**Task instructions:** Tell how many lines carry the word "this"; the reply is the number and nothing else.
------ Available records ------
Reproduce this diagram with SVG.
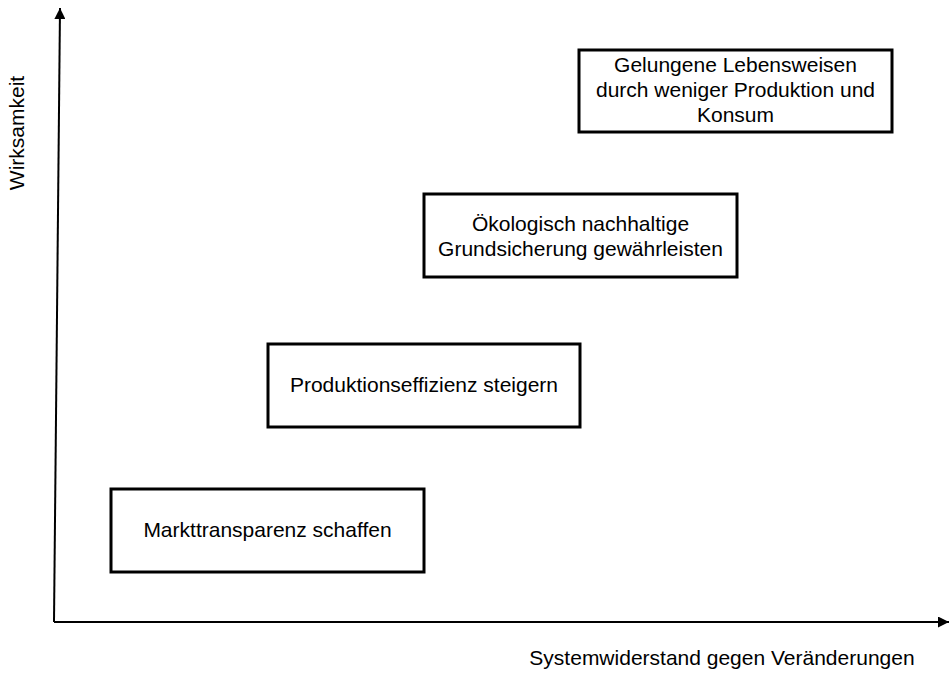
<svg xmlns="http://www.w3.org/2000/svg" width="949" height="673" viewBox="0 0 949 673">
<style>
.box{fill:#fff;stroke:#000;stroke-width:3}
.t{font-family:"Liberation Sans",Arial,sans-serif;font-size:21px;fill:#000;text-anchor:middle}
.ax{stroke:#000;stroke-width:2;fill:none}
.lbl{font-family:"Liberation Sans",Arial,sans-serif;font-size:21px;fill:#000;text-anchor:middle}
</style>
<defs>
<marker id="ah" viewBox="0 0 10 10" refX="10" refY="5" markerWidth="5.5" markerHeight="5.5" orient="auto" markerUnits="strokeWidth">
<path d="M0,0 L10,5 L0,10 z" fill="#000"/>
</marker>
</defs>
<rect width="949" height="673" fill="#fff"/>
<g id="connectors">
<path class="ax" d="M54,622 L60,8" marker-end="url(#ah)"/>
<path class="ax" d="M54,622 L949,622" marker-end="url(#ah)"/>
</g>
<g id="label-y"><text class="lbl" transform="translate(24,133) rotate(-90)">Wirksamkeit</text></g>
<g id="label-x"><text class="lbl" x="722" y="665">Systemwiderstand gegen Veränderungen</text></g>
<g id="n1">
<rect class="box" x="111" y="489" width="313" height="83"/>
<text class="t" x="267.5" y="537">Markttransparenz schaffen</text>
</g>
<g id="n2">
<rect class="box" x="268" y="344" width="312" height="83"/>
<text class="t" x="424" y="392">Produktionseffizienz steigern</text>
</g>
<g id="n3">
<rect class="box" x="424" y="194" width="313" height="83"/>
<text class="t" x="580.5" y="231">Ökologisch nachhaltige</text>
<text class="t" x="580.5" y="256">Grundsicherung gewährleisten</text>
</g>
<g id="n4">
<rect class="box" x="579" y="50" width="313" height="82"/>
<text class="t" x="735.5" y="72">Gelungene Lebensweisen</text>
<text class="t" x="735.5" y="97">durch weniger Produktion und</text>
<text class="t" x="735.5" y="122">Konsum</text>
</g>
</svg>
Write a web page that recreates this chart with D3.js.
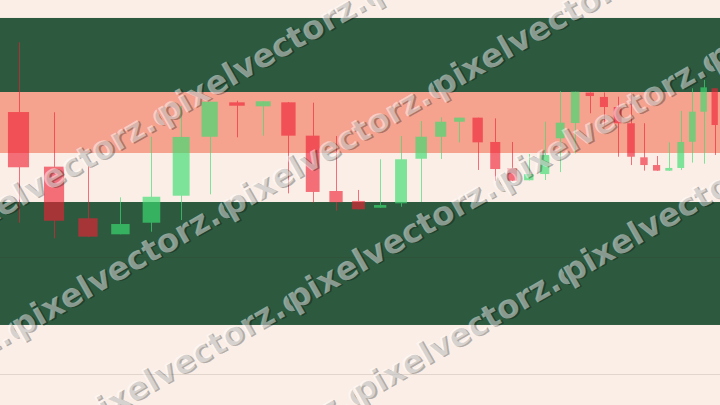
<!DOCTYPE html>
<html><head><meta charset="utf-8">
<script src="https://cdn.jsdelivr.net/npm/d3@7"></script>
<style>html,body{margin:0;padding:0;background:#FAEEE6;}svg{display:block;}</style>
</head><body>
<svg id="c" width="720" height="405"></svg>
<script>
// ---- data ----
const days = d3.range(36);
const open  = [122.39,117.72,113.31,111.94,112.93,115.24,120.28,123.22,122.88,123.22,120.37,115.64,114.79,114.21,114.59,118.40,120.28,121.56,121.91,119.83,117.58,116.56,117.09,120.15,121.45,124.05,123.68,122.82,121.43,118.52,117.86,117.38,117.61,119.85,122.42,124.42];
const close = [117.67,113.10,111.74,112.82,115.15,120.26,123.27,122.93,123.31,120.37,115.56,114.68,114.08,114.44,118.35,120.28,121.56,121.91,119.80,117.52,116.52,117.09,118.72,121.48,124.13,123.76,122.82,121.43,118.57,117.86,117.38,117.61,119.83,122.42,124.50,121.28];
const high  = [128.35,122.37,117.78,115.10,120.28,122.91,123.27,123.36,123.33,123.25,123.19,120.34,115.73,118.35,120.34,121.62,121.94,121.91,121.91,121.85,119.83,118.80,121.56,124.19,124.13,124.08,124.06,123.70,123.99,121.43,118.63,119.80,122.48,124.42,125.13,124.42];
const low   = [112.93,111.60,111.70,111.94,112.16,113.16,115.36,120.23,120.37,115.44,114.64,113.96,114.05,114.20,114.30,114.70,118.38,119.80,117.44,116.52,116.50,116.55,116.58,117.26,118.86,122.28,121.20,118.57,117.86,117.38,117.37,117.37,117.44,118.07,117.98,118.72];
const zoneLow  = [124.10, 118.89, 104.19];
const zoneHigh = [130.43, 124.10, 114.70];
const zoneKind = ["resistance", "mid", "support"];
const gridValues = [100, 110];
const watermark = "pixelvectorz.com";

// ---- setup ----
const W = 720, H = 405;
const svg = d3.select("#c");
const K = 42.2;
const x = d3.scalePow().exponent(-1).domain([0 + K, 35 + K]).range([18.5, 714.7]);
const y = d3.scaleLinear().domain([100, 130]).range([374, 23]);
const zoneColor = {resistance: "#2D5A3F", mid: "#F5A28E", support: "#2D5A3F"};

svg.append("rect").attr("width", W).attr("height", H).attr("fill", "#FAEEE6");

svg.append("g").selectAll("rect").data(zoneKind).join("rect")
  .attr("x", 0).attr("width", W)
  .attr("y", (d, i) => y(zoneHigh[i]))
  .attr("height", (d, i) => y(zoneLow[i]) - y(zoneHigh[i]))
  .attr("fill", d => zoneColor[d]);

svg.append("g").selectAll("line").data(gridValues).join("line")
  .attr("x1", 0).attr("x2", W)
  .attr("y1", d => Math.round(y(d)) + 0.5).attr("y2", d => Math.round(y(d)) + 0.5)
  .attr("stroke", "rgba(60,30,20,0.12)").attr("stroke-width", 1);

const up = "rgb(60,222,112)", down = "rgb(240,32,52)";
const bw = d => 0.58 * (x(d + 0.5 + K) - x(d - 0.5 + K));
const cg = svg.append("g").selectAll("g").data(days).join("g")
  .attr("opacity", d => close[d] >= open[d] ? 0.66 : 0.62);
cg.append("line")
  .attr("x1", d => Math.round(x(d + K)) + 0.5).attr("x2", d => Math.round(x(d + K)) + 0.5)
  .attr("y1", d => y(high[d])).attr("y2", d => y(low[d]))
  .attr("stroke", d => close[d] >= open[d] ? up : down).attr("stroke-width", 1);
cg.append("rect")
  .attr("x", d => x(d + K) - bw(d) / 2)
  .attr("width", bw)
  .attr("y", d => y(Math.max(open[d], close[d])))
  .attr("height", d => Math.max(1.5, Math.abs(y(open[d]) - y(close[d]))))
  .attr("fill", d => close[d] >= open[d] ? up : down);

// ---- watermark (rotated tiles, each clipped to its tile width) ----
const ang = -29.7, rad = ang * Math.PI / 180;
const tileW = 242;
const ux = Math.cos(rad), uy = Math.sin(rad);
const defs = svg.append("defs");
defs.append("clipPath").attr("id", "tile").append("rect")
  .attr("x", -2).attr("y", -45).attr("width", tileW + 3).attr("height", 70);
const tiles = [];
for (let r = 0; r < 4; r++) {
  for (let k = -1; k < 5; k++) {
    const ox = 19 + 65 * (r - 1) + tileW * ux * k;
    const oy = 338 + 93 * (r - 1) + tileW * uy * k;
    tiles.push([ox, oy]);
  }
}
const wm = svg.append("g").attr("font-family", "DejaVu Sans").attr("font-weight", "bold").attr("font-size", 32.3);
const tg = wm.selectAll("g").data(tiles).join("g")
  .attr("transform", d => `translate(${d[0]},${d[1]}) rotate(${ang})`)
  .append("g").attr("clip-path", "url(#tile)");
tg.append("text").attr("x", 1.6).attr("y", 1.6).attr("fill", "rgba(0,0,0,0.28)").text(watermark);
tg.append("text").attr("fill", "rgba(255,255,255,0.47)").text(watermark);
</script>
</body></html>
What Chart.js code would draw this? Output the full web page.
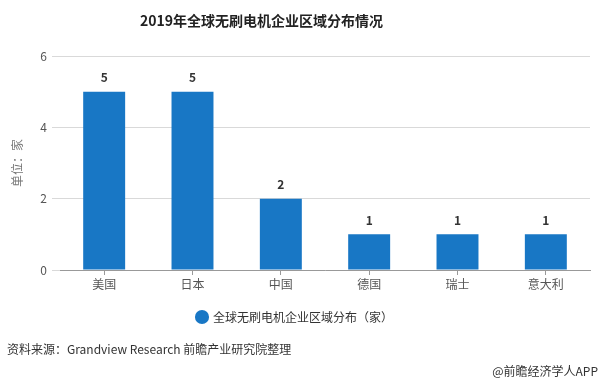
<!DOCTYPE html>
<html>
<head>
<meta charset="utf-8">
<script src="https://cdn.jsdelivr.net/npm/chart.js@4"></script>
<style>
html,body{margin:0;padding:0;background:#fff;}
#wrap{position:relative;width:603px;height:383px;overflow:hidden;font-family:"Noto Sans CJK SC","Noto Sans",sans-serif;}
#title{position:absolute;left:0;width:523px;top:10px;text-align:center;font-weight:bold;font-size:14px;color:#222;}
#src{position:absolute;left:7px;top:340px;font-size:12px;color:#333;}
#app{position:absolute;right:5px;top:362px;font-size:12px;color:#333;}
canvas{position:absolute;left:0;top:0;}
</style>
</head>
<body>
<div id="wrap">
<canvas id="c" width="603" height="383"></canvas>
<div id="title">2019年全球无刷电机企业区域分布情况</div>
<div id="src">资料来源：Grandview Research 前瞻产业研究院整理</div>
<div id="app">@前瞻经济学人APP</div>
</div>
<script>
const categories = ["美国", "日本", "中国", "德国", "瑞士", "意大利"];
const seriesName = "全球无刷电机企业区域分布（家）";
const values = [5, 5, 2, 1, 1, 1];
const yAxisTitle = "单位：家";

const barColor = "#1877C5";
const fontFam = '"Noto Sans CJK SC","Noto Sans",sans-serif';

const valueLabels = {
  id: 'valueLabels',
  afterDatasetsDraw(chart) {
    const ctx = chart.ctx;
    const meta = chart.getDatasetMeta(0);
    ctx.save();
    ctx.font = 'bold 12px ' + fontFam;
    ctx.fillStyle = '#333';
    ctx.textAlign = 'center';
    ctx.textBaseline = 'bottom';
    meta.data.forEach((bar, i) => {
      ctx.fillText(String(chart.data.datasets[0].data[i]), bar.x, bar.y - 8);
    });
    ctx.restore();
  }
};

new Chart(document.getElementById('c'), {
  type: 'bar',
  data: {
    labels: categories,
    datasets: [{
      label: seriesName,
      data: values,
      backgroundColor: barColor,
      borderWidth: 0,
      categoryPercentage: 0.95,
      barPercentage: 0.5
    }]
  },
  options: {
    responsive: false,
    animation: false,
    devicePixelRatio: 1,
    layout: { padding: { top: 56, right: 13, bottom: 50, left: 0 } },
    plugins: {
      title: { display: false },
      tooltip: { enabled: false },
      legend: {
        position: 'bottom',
        labels: {
          usePointStyle: true,
          pointStyle: 'circle',
          boxWidth: 10,
          boxHeight: 10,
          padding: 10,
          color: '#333',
          font: { size: 12, family: fontFam }
        }
      }
    },
    scales: {
      x: {
        offset: true,
        grid: {
          offset: false,
          drawOnChartArea: false,
          drawTicks: true,
          tickLength: 5,
          color: '#999'
        },
        border: { display: true, color: '#999', width: 1 },
        ticks: { color: '#555', font: { size: 12, family: fontFam }, padding: 2 },
        afterFit(scale) { scale.height = 31; }
      },
      y: {
        min: 0,
        max: 6,
        ticks: { stepSize: 2, color: '#555', font: { size: 12, family: fontFam }, padding: 5 },
        grid: { color: '#d9d9d9', tickLength: 8, drawTicks: true },
        border: { display: false },
        title: {
          display: true,
          text: yAxisTitle,
          color: '#777',
          font: { size: 12, family: fontFam },
          padding: { top: 10, bottom: 0 }
        },
        afterFit(scale) { scale.width = 60; }
      }
    }
  },
  plugins: [valueLabels]
});
</script>
</body>
</html>
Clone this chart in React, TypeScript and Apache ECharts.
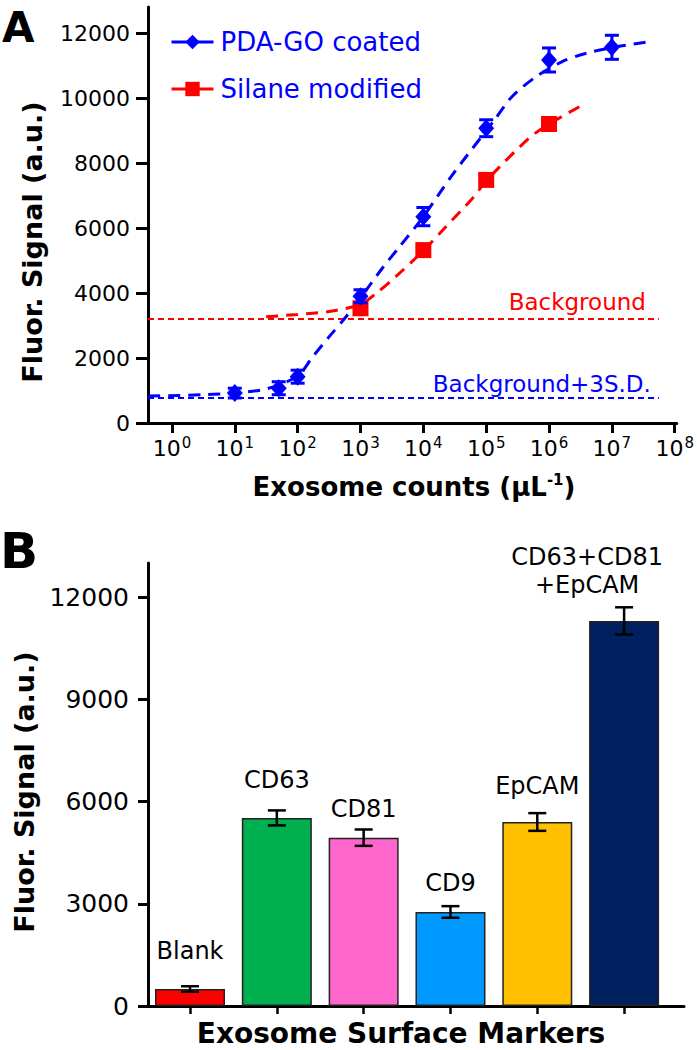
import React, { useEffect, useRef } from "react";
import * as echarts from "echarts";

// ---------- Panel A data ----------
const xTickCounts = [1, 10, 100, 1e3, 1e4, 1e5, 1e6, 1e7, 1e8];
const yTicksA = [0, 2000, 4000, 6000, 8000, 10000, 12000];

const pdaCounts = [10, 50, 100, 1e3, 1e4, 1e5, 1e6, 1e7];
const pdaSignal = [920, 1070, 1425, 3900, 6350, 9070, 11170, 11560];
const pdaErr = [150, 200, 200, 200, 280, 260, 370, 370];

const silaneCounts = [1e3, 1e4, 1e5, 1e6];
const silaneSignal = [3530, 5320, 7480, 9200];

const pdaFitCounts = [0.42, 3.2, 10, 32, 100, 174, 316, 589, 1000, 2239, 4169, 1e4, 28840, 1.35e5, 2.57e5, 6.17e5, 1.62e6, 3.8e6, 1e7, 3.6e7];
const pdaFitSignal = [830, 870, 930, 1050, 1450, 2040, 2650, 3270, 3850, 4770, 5420, 6350, 7630, 9320, 10040, 10650, 11120, 11370, 11550, 11720];

const silaneFitCounts = [31.6, 100, 316, 1000, 1778, 3715, 1e4, 20420, 60256, 1e5, 478630, 1e6, 3.39e6];
const silaneFitSignal = [3270, 3340, 3430, 3650, 3990, 4520, 5300, 5940, 6910, 7450, 8760, 9200, 9780];

const backgroundLevel = 3200;
const background3SD = 770;
const refLineCounts = [0.416, 5.6e7];

// ---------- Panel B data ----------
const markers = ["Blank", "CD63", "CD81", "CD9", "EpCAM", "CD63+CD81\n+EpCAM"];
const markerSignal = [500, 5520, 4940, 2760, 5400, 11300];
const markerErr = [80, 220, 240, 170, 260, 400];
const yTicksB = [0, 3000, 6000, 9000, 12000];

// styles
const markerColors = ["#FF0000", "#00B050", "#FF66CC", "#0099FF", "#FFC000", "#002060"];
const labelGaps = [24, 24, 15, 15, 22, 22];
const labelShift = [0, 0, 0, 0, 0, -37];

const BLUE = "#0000FF";
const RED = "#FF0000";
const FONT = "DejaVu Sans";

export default function App() {
  const ref = useRef<HTMLDivElement>(null);
  useEffect(() => {
    document.body.style.margin = "0";
    const chart = echarts.init(ref.current!, null, { renderer: "svg" });

    const errRender = (color: string, capHalf: number, width: number) => (params: any, api: any) => {
      const x = api.value(0);
      const y = api.value(1);
      const e = api.value(2);
      const top = api.coord([x, y + e]);
      const bot = api.coord([x, y - e]);
      const st = { stroke: color, lineWidth: width };
      return {
        type: "group",
        children: [
          { type: "line", shape: { x1: top[0], y1: top[1], x2: bot[0], y2: bot[1] }, style: st },
          { type: "line", shape: { x1: top[0] - capHalf, y1: top[1], x2: top[0] + capHalf, y2: top[1] }, style: st },
          { type: "line", shape: { x1: bot[0] - capHalf, y1: bot[1], x2: bot[0] + capHalf, y2: bot[1] }, style: st },
        ],
      };
    };

    const axisLineStyle = { lineStyle: { color: "#000", width: 3 } };
    const plain = (v: number) => String(v);

    const option: any = {
      animation: false,
      textStyle: { fontFamily: FONT },
      grid: [
        { left: 148, right: 19, top: 7, bottom: 627 },
        { left: 148, right: 13, top: 563, bottom: 44 },
      ],
      legend: {
        left: 165,
        top: 24,
        orient: "vertical",
        itemWidth: 42,
        itemHeight: 18,
        itemGap: 21,
        textStyle: { color: BLUE, fontSize: 26, fontFamily: FONT, padding: [0, 0, 0, 2] },
        lineStyle: { width: 3, type: "solid", opacity: 1 },
        data: ["PDA-GO coated", "Silane modified"],
      },
      xAxis: [
        {
          type: "log",
          gridIndex: 0,
          logBase: 10,
          min: Math.pow(10, -0.381),
          max: Math.pow(10, 8.032),
          axisLine: { onZero: false, ...axisLineStyle },
          axisTick: { customValues: xTickCounts, length: 10, lineStyle: { color: "#000", width: 3 } },
          minorTick: { show: false },
          splitLine: { show: false },
          axisLabel: {
            customValues: xTickCounts,
            margin: 12,
            color: "#000",
            formatter: (v: number) => `{b|10}{s|${Math.round(Math.log10(v))}}`,
            rich: {
              b: { fontSize: 22, fontFamily: FONT, color: "#000" },
              s: { fontSize: 15, fontFamily: FONT, color: "#000", padding: [0, 0, 12, 1] },
            },
          },
        },
        {
          type: "value",
          gridIndex: 1,
          min: -0.484,
          max: 5.69,
          axisLine: { onZero: false, ...axisLineStyle },
          axisTick: { customValues: [0, 1, 2, 3, 4, 5], length: 8, lineStyle: { color: "#000", width: 2.5 } },
          axisLabel: { show: false },
          splitLine: { show: false },
        },
      ],
      yAxis: [
        {
          type: "value",
          gridIndex: 0,
          min: 0,
          max: 12800,
          axisLine: { show: true, onZero: false, ...axisLineStyle },
          axisTick: { show: true, customValues: yTicksA, length: 12, lineStyle: { color: "#000", width: 3 } },
          axisLabel: { customValues: yTicksA, formatter: plain, fontSize: 22, color: "#000", margin: 18, fontFamily: FONT },
          splitLine: { show: false },
        },
        {
          type: "value",
          gridIndex: 1,
          min: 0,
          max: 13000,
          axisLine: { show: true, onZero: false, ...axisLineStyle },
          axisTick: { show: true, customValues: yTicksB, length: 10, lineStyle: { color: "#000", width: 3 } },
          axisLabel: { customValues: yTicksB, formatter: plain, fontSize: 25, color: "#000", margin: 19, fontFamily: FONT },
          splitLine: { show: false },
        },
      ],
      series: [
        // reference lines
        {
          type: "line",
          xAxisIndex: 0,
          yAxisIndex: 0,
          silent: true,
          symbol: "none",
          data: refLineCounts.map((c) => [c, backgroundLevel]),
          lineStyle: { color: RED, width: 2, type: [6, 4] },
          endLabel: {
            show: true,
            formatter: "Background",
            color: RED,
            fontSize: 23,
            fontFamily: FONT,
            align: "right",
            verticalAlign: "bottom",
            distance: 0,
            offset: [-13, -6],
          },
          z: 1,
        },
        {
          type: "line",
          xAxisIndex: 0,
          yAxisIndex: 0,
          silent: true,
          symbol: "none",
          data: refLineCounts.map((c) => [c, background3SD]),
          lineStyle: { color: BLUE, width: 2, type: [6, 4] },
          endLabel: {
            show: true,
            formatter: "Background+3S.D.",
            color: BLUE,
            fontSize: 23,
            fontFamily: FONT,
            align: "right",
            verticalAlign: "bottom",
            distance: 0,
            offset: [-8, -2],
          },
          z: 1,
        },
        // fitted curves
        {
          type: "line",
          xAxisIndex: 0,
          yAxisIndex: 0,
          silent: true,
          showSymbol: false,
          symbol: "none",
          smooth: 0.3,
          data: pdaFitCounts.map((c, i) => [c, pdaFitSignal[i]]),
          lineStyle: { color: BLUE, width: 3, type: [12, 8] },
          z: 2,
        },
        {
          type: "line",
          xAxisIndex: 0,
          yAxisIndex: 0,
          silent: true,
          showSymbol: false,
          symbol: "none",
          smooth: 0.3,
          data: silaneFitCounts.map((c, i) => [c, silaneFitSignal[i]]),
          lineStyle: { color: RED, width: 3, type: [12, 8] },
          z: 2,
        },
        // points
        {
          name: "PDA-GO coated",
          type: "line",
          xAxisIndex: 0,
          yAxisIndex: 0,
          symbol: "diamond",
          symbolSize: [16, 18],
          showSymbol: true,
          data: pdaCounts.map((c, i) => [c, pdaSignal[i]]),
          itemStyle: { color: BLUE },
          lineStyle: { color: BLUE, width: 0, opacity: 0 },
          z: 4,
        },
        {
          name: "Silane modified",
          type: "line",
          xAxisIndex: 0,
          yAxisIndex: 0,
          symbol: "rect",
          symbolSize: 16,
          showSymbol: true,
          data: silaneCounts.map((c, i) => [c, silaneSignal[i]]),
          itemStyle: { color: RED },
          lineStyle: { color: RED, width: 0, opacity: 0 },
          z: 3,
        },
        {
          type: "custom",
          xAxisIndex: 0,
          yAxisIndex: 0,
          silent: true,
          renderItem: errRender(BLUE, 7, 3),
          data: pdaCounts.map((c, i) => [c, pdaSignal[i], pdaErr[i]]),
          z: 5,
        },
        // Panel B
        {
          type: "bar",
          xAxisIndex: 1,
          yAxisIndex: 1,
          barWidth: 70,
          data: markerSignal.map((v, i) => ({
            value: [i, v],
            itemStyle: { color: markerColors[i], borderColor: "#222", borderWidth: 1.5 },
            label: { distance: labelGaps[i], offset: [labelShift[i], 0] },
          })),
          label: {
            show: true,
            position: "top",
            color: "#000",
            fontSize: 24,
            lineHeight: 28,
            fontFamily: FONT,
            formatter: (p: any) => markers[p.dataIndex],
          },
          z: 2,
        },
        {
          type: "custom",
          xAxisIndex: 1,
          yAxisIndex: 1,
          silent: true,
          renderItem: errRender("#000", 9, 2.5),
          data: markerSignal.map((v, i) => [i, v, markerErr[i]]),
          z: 5,
        },
      ],
      graphic: [
        { type: "text", left: 2, top: 6, style: { text: "A", fontSize: 42, fontWeight: "bold", fontFamily: FONT, fill: "#000" } },
        { type: "text", left: 0, top: 526, style: { text: "B", fontSize: 50, fontWeight: "bold", fontFamily: FONT, fill: "#000" } },
        {
          type: "text",
          x: 32,
          y: 242,
          rotation: Math.PI / 2,
          style: { text: "Fluor. Signal (a.u.)", fontSize: 27, fontWeight: "bold", fontFamily: FONT, fill: "#000", align: "center", verticalAlign: "middle" },
        },
        {
          type: "text",
          x: 24,
          y: 792,
          rotation: Math.PI / 2,
          style: { text: "Fluor. Signal (a.u.)", fontSize: 27, fontWeight: "bold", fontFamily: FONT, fill: "#000", align: "center", verticalAlign: "middle" },
        },
        {
          type: "text",
          x: 414,
          y: 487,
          style: {
            text: "{t|Exosome counts (μL}{s|-1}{t|)}",
            align: "center",
            verticalAlign: "middle",
            rich: {
              t: { fontSize: 26, fontWeight: "bold", fontFamily: FONT, color: "#000" },
              s: { fontSize: 15, fontWeight: "bold", fontFamily: FONT, color: "#000", padding: [0, 0, 14, 0] },
            },
          },
        },
        {
          type: "text",
          x: 401,
          y: 1033,
          style: { text: "Exosome Surface Markers", fontSize: 28, fontWeight: "bold", fontFamily: FONT, fill: "#000", align: "center", verticalAlign: "middle" },
        },
      ],
    };
    chart.setOption(option);
    return () => chart.dispose();
  }, []);
  return <div ref={ref} style={{ width: 697, height: 1050 }} />;
}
------
**Exercise result:** 4